Darryl Wright of Snoqualmie appeared in U.S. District Court in Tacoma Aug. 26, for sentencing on multiple charges of defrauding the Department of Veterans Affairs (VA) and the Social Security Administration (SSA).
Wright, a former Snoqualmie Planning Commissioner and business owner, pleaded not guilty to nine counts of fraudulently receiving more than $250,000 in government benefits, following his federal indictment in January, 2015. In March of this year, he changed his plea to guilty on two reduced charges, two counts of wire fraud for fabricating claims of disability and receiving payments of approximately $40,000.
In an Aug. 18 sentencing memorandum, the U.S. Attorney’s Office recommended that Wright be sentenced to five years in prison.
“Indeed, unless the court issues a sentence of this magnitude or greater, it is a guarantee that defendant Wright will continue to con government agencies, friends, family, girlfriends and strangers,” the memorandum stated. “In fact, Darryl Wright has already set out to recapture the benefits rightfully stripped from him, rather than steer a course to a normal, law-abiding life.”
Prosecutors claim Wright’s elaborate scheme defrauded government agencies of more than $750,000 in benefits due to a wounded veteran.
Judge Benjamin Settle did not rule on a sentence last week, but called for additional information on the case.
“The Court is holding an evidentiary hearing as part of the sentencing process,” Wright’s attorney Chris Black wrote in an email message to the Record. “The reason for the evidentiary hearing is that Mr. Wright did not admit facts in his plea agreement necessary to establish the loss amounts that the government is seeking to establish…. The defense has proposed a loss amount between $15,000 and $40,000.”
A date has not been set for the evidentiary hearing, but Black expected it would be in the next few weeks.
In contrast to the prosecution’s sentencing recommendation, Black said “the defense has proposed a sentence of a year and a day in prison. This proposal is based on: Mr. Wright’s well-documented and distinguished service to our country while he was deployed in Iraq; the fact that Mr. Wright continues to suffer from well-documented physical and mental health disabilities related to his service in Iraq; our proposed monetary loss amount; and Mr. Wright’s lack of prior criminal record.”
According to the sentencing memorandum, the fraud Wright is accused of indicated “sophisticated means,” “obstruction of justice,” and “criminal history category” scores that suggest a more severe sentence.
Wright reportedly claimed to have post-traumatic stress disorder from serving in the U.S. Army in Afghanistan during the Iraq War, primarily from a rocket attack. However, according to the sentencing memorandum, “The evidence at trial demonstrated that Darryl Wright committed fraud in the inducement to convince SSA to place him on disability. The evidence at trial also demonstrated that Darryl Wright was highly capable and not at all hobbled as he described in his SSA application.
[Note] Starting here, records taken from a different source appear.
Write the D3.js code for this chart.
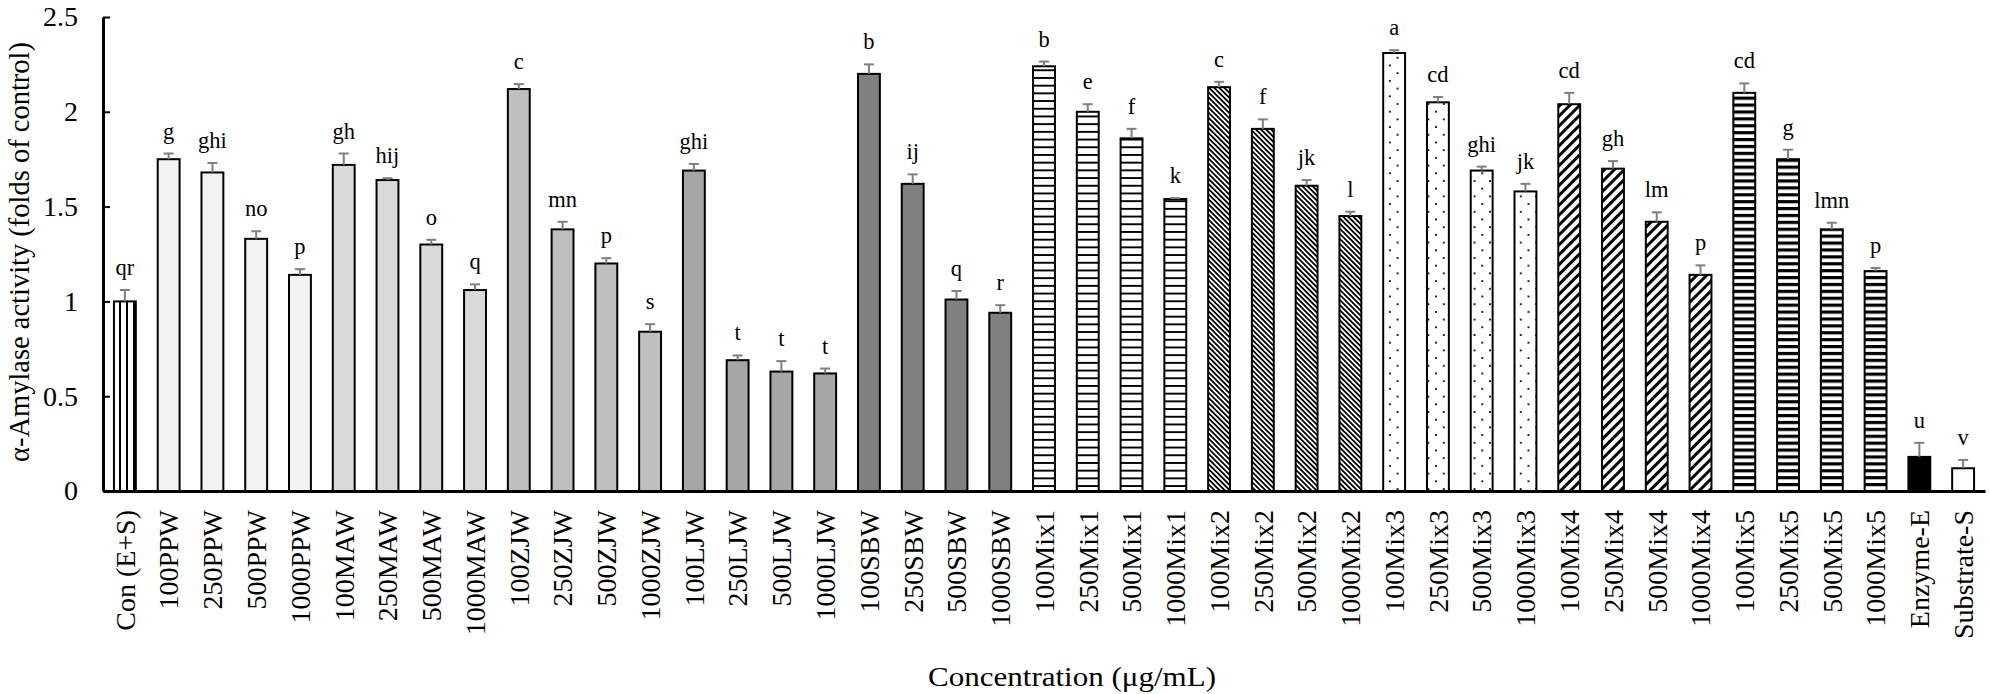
<!DOCTYPE html>
<html>
<head>
<meta charset="utf-8">
<script src="https://cdn.jsdelivr.net/npm/d3@7/dist/d3.min.js"></script>
<style>
  html, body { margin: 0; padding: 0; background: #fff; }
  svg { display: block; }
  text { font-family: "Liberation Serif", "Times New Roman", serif; fill: #000; }
</style>
</head>
<body>
<svg id="chart" width="1990" height="694"></svg>
<script>
const categories = ["Con (E+S)","100PPW","250PPW","500PPW","1000PPW","100MAW","250MAW","500MAW","1000MAW","100ZJW","250ZJW","500ZJW","1000ZJW","100LJW","250LJW","500LJW","1000LJW","100SBW","250SBW","500SBW","1000SBW","100Mix1","250Mix1","500Mix1","1000Mix1","100Mix2","250Mix2","500Mix2","1000Mix2","100Mix3","250Mix3","500Mix3","1000Mix3","100Mix4","250Mix4","500Mix4","1000Mix4","100Mix5","250Mix5","500Mix5","1000Mix5","Enzyme-E","Substrate-S"];
const groups = ["Con","PPW","PPW","PPW","PPW","MAW","MAW","MAW","MAW","ZJW","ZJW","ZJW","ZJW","LJW","LJW","LJW","LJW","SBW","SBW","SBW","SBW","Mix1","Mix1","Mix1","Mix1","Mix2","Mix2","Mix2","Mix2","Mix3","Mix3","Mix3","Mix3","Mix4","Mix4","Mix4","Mix4","Mix5","Mix5","Mix5","Mix5","E","S"];
const means = [1.00,1.75,1.68,1.33,1.14,1.72,1.64,1.30,1.06,2.12,1.38,1.20,0.84,1.69,0.69,0.63,0.62,2.20,1.62,1.01,0.94,2.24,2.00,1.86,1.54,2.13,1.91,1.61,1.45,2.31,2.05,1.69,1.58,2.04,1.70,1.42,1.14,2.10,1.75,1.38,1.16,0.18,0.12];
const errors = [0.06,0.03,0.05,0.04,0.03,0.06,0.01,0.025,0.03,0.026,0.04,0.028,0.04,0.035,0.025,0.055,0.026,0.05,0.05,0.045,0.04,0.025,0.04,0.05,0.005,0.028,0.05,0.03,0.023,0.015,0.028,0.021,0.04,0.06,0.04,0.05,0.05,0.05,0.05,0.035,0.016,0.074,0.044];
const letters = ["qr","g","ghi","no","p","gh","hij","o","q","c","mn","p","s","ghi","t","t","t","b","ij","q","r","b","e","f","k","c","f","jk","l","a","cd","ghi","jk","cd","gh","lm","p","cd","g","lmn","p","u","v"];
const yTicks = [0, 0.5, 1, 1.5, 2, 2.5];
const yTitle = "α-Amylase activity (folds of control)";
const xTitle = "Concentration (μg/mL)";

const svg = d3.select("#chart");
const plotLeft = 103, plotRight = 1985, plotTop = 17, plotBottom = 491;

const defs = svg.append("defs");
function makePattern(id, w, h, drawFn, transform) {
  const p = defs.append("pattern").attr("id", id).attr("patternUnits", "userSpaceOnUse")
    .attr("width", w).attr("height", h);
  if (transform) p.attr("patternTransform", transform);
  p.append("rect").attr("width", w).attr("height", h).attr("fill", "#fff");
  drawFn(p);
}
makePattern("pCon", 7, 10, p => p.append("rect").attr("x", 0).attr("width", 2).attr("height", 10).attr("fill", "#000"));
makePattern("pMix1", 10, 7.7, p => p.append("rect").attr("y", 0).attr("width", 10).attr("height", 1.9).attr("fill", "#000"));
makePattern("pMix5", 10, 6.9, p => p.append("rect").attr("y", 0).attr("width", 10).attr("height", 3.2).attr("fill", "#000"));
makePattern("pMix2", 3.6, 10, p => p.append("rect").attr("x", 0).attr("width", 1.8).attr("height", 10).attr("fill", "#000"), "rotate(-45)");
makePattern("pMix4", 7, 10, p => p.append("rect").attr("x", 0).attr("width", 3).attr("height", 10).attr("fill", "#000"), "rotate(45)");
makePattern("pMix3", 15.4, 15.4, p => {
  p.append("rect").attr("x", 3).attr("y", 3).attr("width", 1.8).attr("height", 1.8).attr("fill", "#000");
  p.append("rect").attr("x", 10.7).attr("y", 10.7).attr("width", 1.8).attr("height", 1.8).attr("fill", "#000");
});

const fillMap = {
  Con: "url(#pCon)", PPW: "#f2f2f2", MAW: "#d9d9d9", ZJW: "#bfbfbf", LJW: "#a6a6a6", SBW: "#808080",
  Mix1: "url(#pMix1)", Mix2: "url(#pMix2)", Mix3: "url(#pMix3)", Mix4: "url(#pMix4)", Mix5: "url(#pMix5)",
  E: "#000", S: "#fff"
};

const x = d3.scaleBand().domain(categories).range([plotLeft, plotRight]).paddingInner(0.5).paddingOuter(0.25);
const y = d3.scaleLinear().domain([0, 2.5]).range([plotBottom, plotTop]);

const data = categories.map((c, i) => ({ c, g: groups[i], m: means[i], e: errors[i], l: letters[i] }));
const cx = d => x(d.c) + x.bandwidth() / 2;

svg.append("g").selectAll("rect").data(data).join("rect")
  .attr("x", d => x(d.c))
  .attr("y", d => y(d.m))
  .attr("width", x.bandwidth())
  .attr("height", d => y(0) - y(d.m))
  .attr("fill", d => fillMap[d.g])
  .attr("stroke", "#000")
  .attr("stroke-width", 2);

const eb = svg.append("g").attr("stroke", "#7f7f7f").attr("stroke-width", 2).attr("fill", "none");
eb.selectAll("line.v").data(data).join("line").attr("class", "v")
  .attr("x1", cx).attr("x2", cx)
  .attr("y1", d => y(d.m)).attr("y2", d => y(d.m + d.e));
eb.selectAll("line.h").data(data).join("line").attr("class", "h")
  .attr("x1", d => cx(d) - 5).attr("x2", d => cx(d) + 5)
  .attr("y1", d => y(d.m + d.e)).attr("y2", d => y(d.m + d.e));

svg.append("g").selectAll("text").data(data).join("text")
  .attr("x", cx)
  .attr("y", d => y(d.m + d.e) - 15)
  .attr("text-anchor", "middle")
  .style("font-size", "22.5px")
  .text(d => d.l);

const yAxis = svg.append("g").attr("transform", `translate(${plotLeft},0)`)
  .call(d3.axisLeft(y).tickValues(yTicks).tickFormat(d => String(d)).tickSize(-7).tickSizeOuter(0).tickPadding(25));
yAxis.select(".domain").attr("stroke", "#000").attr("stroke-width", 3);
yAxis.selectAll(".tick line").attr("stroke", "#000").attr("stroke-width", 2);
yAxis.selectAll(".tick text").style("font-size", "28px").style("font-family", '"Liberation Serif", serif').attr("fill", "#000");

const xAxis = svg.append("g").attr("transform", `translate(0,${plotBottom})`)
  .call(d3.axisBottom(x).tickSize(0).tickSizeOuter(0).tickPadding(0));
xAxis.select(".domain").attr("stroke", "#000").attr("stroke-width", 3);
xAxis.selectAll(".tick text")
  .attr("transform", "rotate(-90)")
  .attr("x", -19).attr("y", 0).attr("dy", "0.35em")
  .style("text-anchor", "end")
  .style("font-size", "28px").style("font-family", '"Liberation Serif", serif').attr("fill", "#000");

svg.append("text")
  .attr("transform", `translate(29,252) rotate(-90)`)
  .attr("text-anchor", "middle")
  .style("font-size", "29px")
  .attr("textLength", 420).attr("lengthAdjust", "spacingAndGlyphs")
  .text(yTitle);

svg.append("text")
  .attr("x", 1072).attr("y", 686)
  .attr("text-anchor", "middle")
  .style("font-size", "28px")
  .attr("textLength", 288).attr("lengthAdjust", "spacingAndGlyphs")
  .text(xTitle);
</script>
</body>
</html>
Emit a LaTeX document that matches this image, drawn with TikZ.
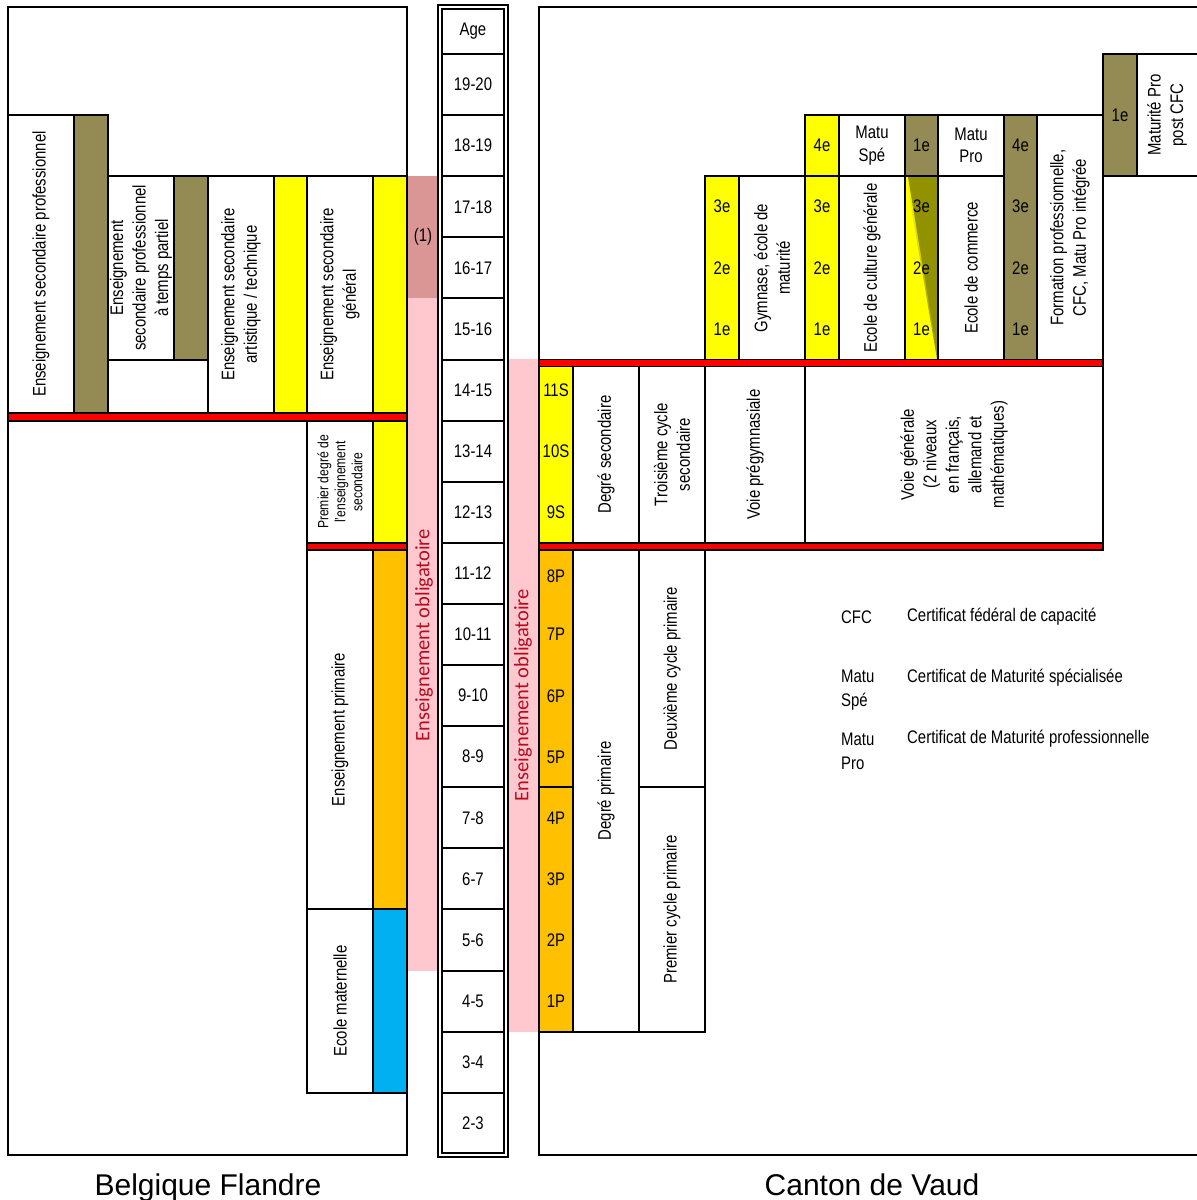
\documentclass[tikz,border=0pt]{standalone}
\usepackage{fontspec}
\setmainfont[FakeStretch=0.82]{Liberation Sans}
\newfontfamily\widefont{Liberation Sans}
\newfontfamily\califont{Carlito}
\definecolor{olivec}{RGB}{148,138,84}
\definecolor{yell}{RGB}{255,255,0}
\definecolor{oran}{RGB}{255,192,0}
\definecolor{bluec}{RGB}{0,176,240}
\definecolor{pinkc}{RGB}{255,199,206}
\definecolor{dpink}{RGB}{217,150,148}
\definecolor{obred}{RGB}{185,10,30}
\definecolor{gradol}{RGB}{146,146,0}
\newcommand\mkcell[6]{%
  \pgfmathsetmacro\cw{#4-#2}\pgfmathsetmacro\ch{#5-#3}%
  \node[box,fill=#6,minimum width=\cw pt,minimum height=\ch pt] (#1) at ({(#2+#4)/2},{(#3+#5)/2}) {};}
\tikzset{
  box/.style={draw=black,line width=2pt,inner sep=0pt,outer sep=0pt},
  lbl/.style={font=\fontsize{18.2}{22.5}\selectfont,align=center,inner sep=0pt},
  vlbl/.style={lbl,rotate=90},
  small/.style={font=\fontsize{14.8}{17}\selectfont,align=center,inner sep=0pt,rotate=90},
  redbar/.style={fill=red,draw=black,line width=1.5pt},
  panel/.style={draw=black,line width=2pt},
  oblig/.style={font=\califont\fontsize{20.5}{24}\selectfont,text=obred,rotate=90,inner sep=0pt},
  big/.style={font=\widefont\fontsize{30}{36}\selectfont,inner sep=0pt,anchor=base},
  legl/.style={lbl,anchor=west,align=left}
}
\begin{document}
\begin{tikzpicture}[x=1pt,y=-1pt]
\useasboundingbox (0,0) rectangle (1197,1200);
% pink bands
\fill[pinkc] (407,176) rectangle (438,971);
\fill[dpink] (407,176) rectangle (438,298);
\fill[pinkc] (508,359) rectangle (539,1032);
% panels
\draw[panel] (8,7) rectangle (407,1155);
\draw[panel] (1199,7) -- (539,7) -- (539,1155) -- (1199,1155);
% age column
\draw[line width=1.6pt] (438,5) rectangle (508,1157);
\draw[line width=1.6pt] (442,9) rectangle (504,1153);
\node[lbl] (agehead) at (473,31.5) {Age};
\draw[line width=2pt] (442,54) -- (504,54);
\foreach \i in {0,...,17}{
  \pgfmathtruncatemacro\lo{19-\i}\pgfmathtruncatemacro\hi{20-\i}
  \node[lbl] (age\i) at (473,{54+61.1*(\i+0.5)}) {\lo-\hi};
  \ifnum\i>0 \draw[line width=2pt] (442,{54+61.1*\i}) -- (504,{54+61.1*\i}); \fi
}
% left panel cells
\mkcell{L1}{8}{115}{74}{413}{white}
\mkcell{L1b}{74}{115}{108}{413}{olivec}
\mkcell{L2}{108}{176}{174}{360}{white}
\mkcell{L2b}{174}{176}{208}{360}{olivec}
\mkcell{L2c}{108}{360}{208}{413}{white}
\mkcell{L3}{208}{176}{274}{413}{white}
\mkcell{L3b}{274}{176}{307}{413}{yell}
\mkcell{L4}{307}{176}{373}{413}{white}
\mkcell{L4b}{373}{176}{407}{413}{yell}
\mkcell{L5}{307}{421}{373}{543}{white}
\mkcell{L5b}{373}{421}{407}{543}{yell}
\mkcell{L6}{307}{550}{373}{909}{white}
\mkcell{L6b}{373}{550}{407}{909}{oran}
\mkcell{L7}{307}{909}{373}{1093}{white}
\mkcell{L7b}{373}{909}{407}{1093}{bluec}
\draw[redbar] (8,413) rectangle (407,421);
\draw[redbar] (307,543) rectangle (407,550);
% right panel upper cells
\mkcell{G1}{705}{176}{739}{360}{yell}
\mkcell{G2}{739}{176}{805}{360}{white}
\mkcell{C1}{805}{115}{839}{176}{yell}
\mkcell{C2}{805}{176}{839}{360}{yell}
\mkcell{C3}{839}{115}{905}{176}{white}
\mkcell{C4}{839}{176}{905}{360}{white}
\mkcell{D1}{905}{115}{938}{176}{olivec}
\mkcell{D2}{905}{176}{938}{360}{yell}
\shade[left color=yell,right color=gradol,shading angle=0] (906,177) -- (937,177) -- (937,359) -- cycle;
\fill[gradol] (908,177) -- (937,177) -- (937,352) -- cycle;
\draw[line width=2pt] (D2.north west) rectangle (D2.south east);
\mkcell{D3}{938}{115}{1004}{176}{white}
\mkcell{D4}{938}{176}{1004}{360}{white}
\mkcell{E1}{1004}{115}{1037}{360}{olivec}
\mkcell{E2}{1037}{115}{1103}{360}{white}
\mkcell{F1}{1103}{54}{1137}{176}{olivec}
\mkcell{F2}{1137}{54}{1200}{176}{white}
% right panel secondary
\mkcell{S0}{539}{366}{573}{543}{yell}
\mkcell{S1}{573}{366}{639}{543}{white}
\mkcell{S2}{639}{366}{705}{543}{white}
\mkcell{S3}{705}{366}{805}{543}{white}
\mkcell{S4}{805}{366}{1103}{543}{white}
\draw[redbar] (539,359.5) rectangle (1103,366.5);
\draw[redbar] (539,543) rectangle (1103,550);
% right panel primary
\mkcell{P1}{539}{550}{573}{787}{oran}
\mkcell{P2}{539}{787}{573}{1032}{oran}
\mkcell{P3}{573}{550}{639}{1032}{white}
\mkcell{P4}{639}{550}{705}{787}{white}
\mkcell{P5}{639}{787}{705}{1032}{white}
% left labels
\node[vlbl] (t1) at (L1) {Enseignement secondaire professionnel};
\node[vlbl] (t2) at (L2) {Enseignement\\secondaire professionnel\\à temps partiel};
\node[vlbl] (t3) at (L3) {Enseignement secondaire\\artistique / technique};
\node[vlbl] (t4) at (L4) {Enseignement secondaire\\général};
\node[small] (t5) at (L5) {Premier degré de\\l'enseignement\\secondaire};
\node[vlbl] (t6) at (L6) {Enseignement primaire};
\node[vlbl] (t7) at (L7) {Ecole maternelle};
\node[lbl] (one) at (423,237) {(1)};
\node[oblig] (ob1) at (424,635) {Enseignement obligatoire};
\node[oblig] (ob2) at (523,695) {Enseignement obligatoire};
% right upper labels
\foreach \n/\y in {3e/206.7,2e/267.8,1e/328.9}{
  \node[lbl] at (722,\y) {\n};
  \node[lbl] at (822,\y) {\n};
  \node[lbl] at (921.5,\y) {\n};
  \node[lbl] at (1020.5,\y) {\n};
}
\node[lbl] (c1t) at (C1) {4e};
\node[lbl] (d1t) at (D1) {1e};
\node[lbl] (e1t) at (1020.5,145.6) {4e};
\node[lbl] (f1t) at (F1) {1e};
\node[vlbl] (gym) at (772,268) {Gymnase, école de\\maturité};
\node[lbl] (mspe) at (C3) {Matu\\Spé};
\node[vlbl] (ecg) at (C4) {Ecole de culture générale};
\node[lbl] (mpro) at (D3) {Matu\\Pro};
\node[vlbl] (eco) at (D4) {Ecole de commerce};
\node[vlbl] (form) at (E2) {Formation professionnelle,\\CFC, Matu Pro intégrée};
\node[vlbl] (mpcfc) at (1167,115) {Maturité Pro\\post CFC};
% right secondary labels
\node[lbl] at (556,390.4) {11S};
\node[lbl] at (556,451.5) {10S};
\node[lbl] at (556,512.6) {9S};
\node[vlbl] (dsec) at (S1) {Degré secondaire};
\node[vlbl] (tcs) at (S2) {Troisième cycle\\secondaire};
\node[vlbl] (vpg) at (S3) {Voie prégymnasiale};
\node[vlbl,font=\fontsize{18.2}{22.5}\selectfont] (vg) at (S4) {Voie générale\\(2 niveaux\\en français,\\allemand et\\mathématiques)};
% primary labels
\foreach \n/\y in {8P/576,7P/634.7,6P/695.8,5P/756.9,4P/818,3P/879.1,2P/940.2,1P/1001.3}{
  \node[lbl] at (556,\y) {\n};
}
\node[vlbl] (dpr) at (P3) {Degré primaire};
\node[vlbl] (dcp) at (P4) {Deuxième cycle primaire};
\node[vlbl] (pcp) at (P5) {Premier cycle primaire};
% legend
\node[legl] (lg1) at (841,617) {CFC};
\node[legl] (lg1t) at (907,617) {Certificat fédéral de capacité};
\node[legl,font=\fontsize{18.2}{24}\selectfont] (lg2) at (841,690) {Matu\\Spé};
\node[legl] (lg2t) at (907,678) {Certificat de Maturité spécialisée};
\node[legl,font=\fontsize{18.2}{24}\selectfont] (lg3) at (841,751) {Matu\\Pro};
\node[legl] (lg3t) at (907,739) {Certificat de Maturité professionnelle};
% titles
\node[big] (bf) at (208,1195) {Belgique Flandre};
\node[big] (cv) at (872,1195) {Canton de Vaud};
\end{tikzpicture}
\end{document}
His fraud, the document continued, showed sophisticated means as he “fabricated multiple documents (invoices for a full-time care-taker, false “buddy statements”) and “stole the identities of friends and acquaintances and used them to create false documents in support of his scheme.”
Wright’s obstruction of justice, according to the memorandum, included “all of the conduct involving C.J. Jackson,” a U.S. Economic Development Agency employee who discovered some false orders reportedly forged by Wright to avoid termination as an EDA employee.
“When it was clear that he faced terminate, Darryl Wright directed charges at C.J. Jackson, using his fraudulent status as a decorated, wounded veteran to threaten the EDA with various legal actions, claiming he was afraid of C.J. Jackson and exaggerating symptoms from his alleged PTSD.”
Regarding his criminal record, the memorandum states that Wright has “a very active criminal history, but very few convictions. Not surprisingly, the defendant has repeatedly used his status as a disabled combat veteran to walk away from and to talk his way out of criminal charges… The defendant is also named as the respondent in three separate (non-expiring) protection orders naming three separate protected parties. But for his use of his fraudulent status as a wounded veteran, defendant would have a very, very significant criminal history.”
According to minutes from the hearing, the court also called “for defendant to have no contact with his daughter/witness until the conclusion of these sentencing proceedings.”